30.12.20

Diário de Bordos - Lisboa, 30-12-2020

 Por onde começar? Cronologicamente:

- A Ler por aí... fechou. De certa forma, é uma a porta que se fecha, de outra uma que se abre. Prefiro esta versão: um porta que se abre;

- Mais um jantar maravilhoso no Qozco. Um restaurante ao qual é de acorrer em massa, impedir que feche, temos que lutar contra a insanidade ambiente. Sinto-me burro cada vez que lá vou: como não fui antes? Que comida inacreditável de boa, que simpatia no serviço, que tudo de tão bom!

- No caminho para casa, exposição do Sebastião Salgado na rua Augusta. Cada vez que vejo qualquer coisa do homem penso na história do fotógrafo francês chegado a Bujumbura num avião de carga, deitado em cima dos sacos de já não sei o quê. Provavelmente, arroz. Já aqui a contei, deve andar por aí algures.

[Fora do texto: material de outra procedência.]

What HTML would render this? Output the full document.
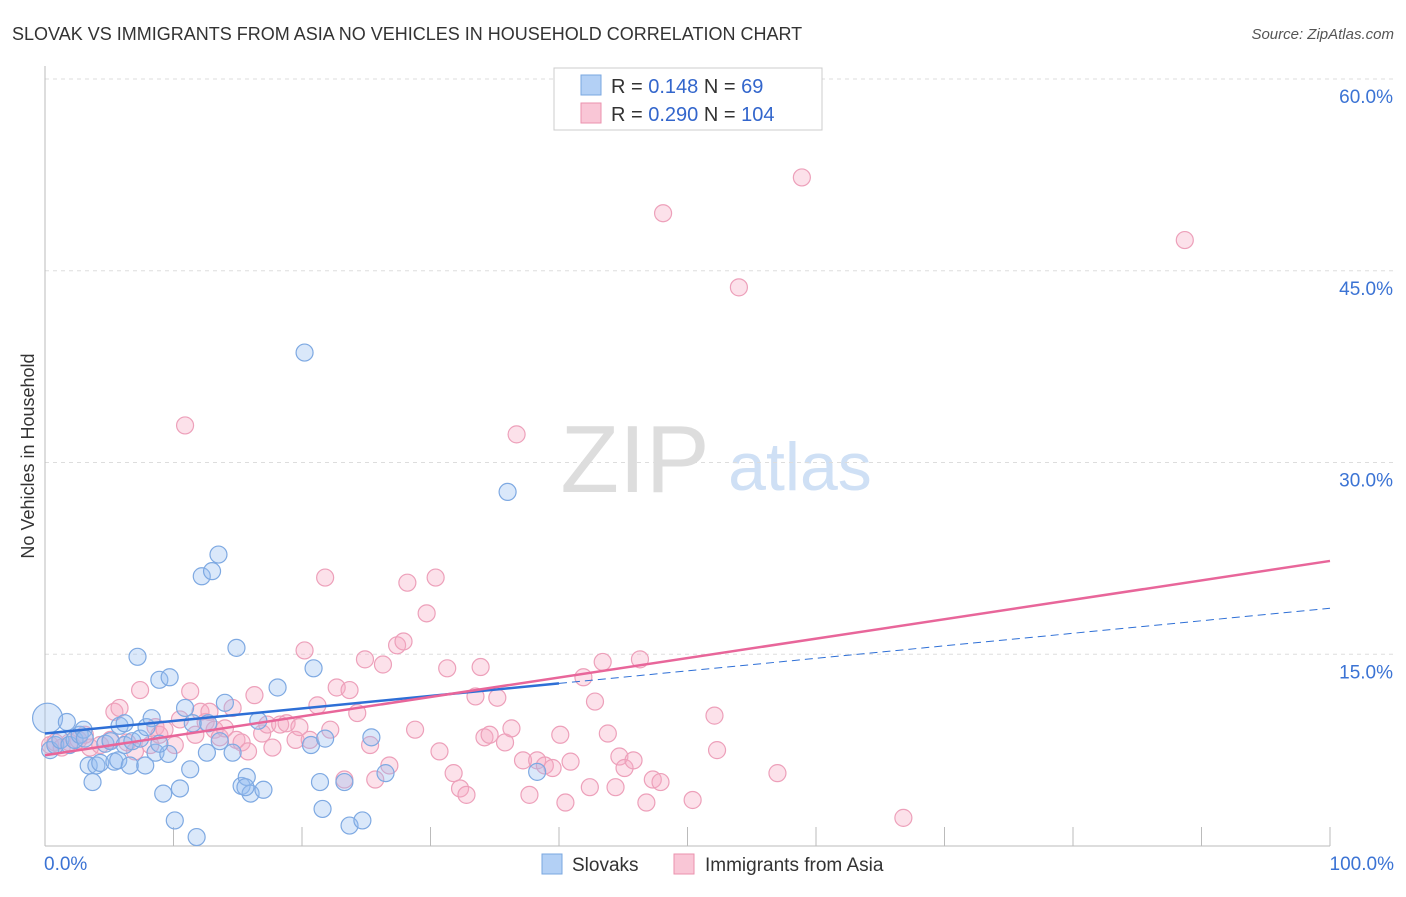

Externalidades: a música horrível, xaroposa e mal tocada de um desses tocadores de acordeão romeno (ou coisa que o valha); a luz, insuficiente a partir de  metade da mostra; a distância entre as fotografias, demasido grandes para o demasiado perto que estavam. Internalidades: sem ser grande fã do senhor, é forçoso reconhecer que é um grande fotógrafo. Não é o génio que a esquerda faz dele nem a nulidade que a direita pinta. Amanhã volto lá.

- Mexi nos botões do telecomando da televisão e descobri que a Mezzo tem (pelo menos) dois canais. Sou de reacções lentas, eu sei; algumas são imperdoáveis, de tão demoradas.  Estou nesta casa há mais de um mês e desde que pus a televisão a funcionar e encontrei a Mezzo nunca mais mexi nos canais. No Mezzo que até agora tenho ouvido desde esse dia, um músico falava da desigualdade de salários entre homens e mulheres. Faço parte daquele grupo de pessoas para quem os músicos devem fazer música, coisa em que são normalmente muito bons (pelo menos aqueles de quem gostamos) e não devem falar, actividade em que deixam invariavelmente a desejar. Tudo o que vá para além de «Hello, are you allright?» no palco é prescindível. (No limite, mesmo esta pergunta o é. Já todos sabemos a resposta.) O único músico que valia a pena ouvir falar era Leonard Cohen e esse já não pode fazê-lo, para generalizada lástima da humanidade (e Frank Zappa, às vezes). De maneira atirei-me a um dos telecomandos (as televisões agora têm dois, suponho que por uma questão de igualdade de género ou de paz nas famílias) e tenho música decente, uma senhora cujo nome ignoro a cantar scat (e palavras) sumamente bem, acompanhada por um pianista assertivo, como agora se diz, um baixo que faz aquilo que todos os bons baixos fazem - fazer-se ouvir sem se fazer ver - e um baterista para cima do correcto.

- Tudo isto acompanhado por um vinho tinto da Adega de Vila Real, um real vinho da adega, um real prazer da vila, uma delícia de tinto que me trouxe à memória um senhor da «Bila» (aspas porque cito) que gosto de ler, as francesinhas de um restaurante dali que eram tão boas que voltei lá para ter a certeza (eram). Preciso de voltar para Palma - todo o meu cérebro mo pede - mas um dia descobrirei que o caminho entre dois pontos aleatórios deste planeta passa por Portugal todo, de sul a norte, em ziguezague como se estivesse à popa arrasada (ou à bolina cerrada, para quem preferir).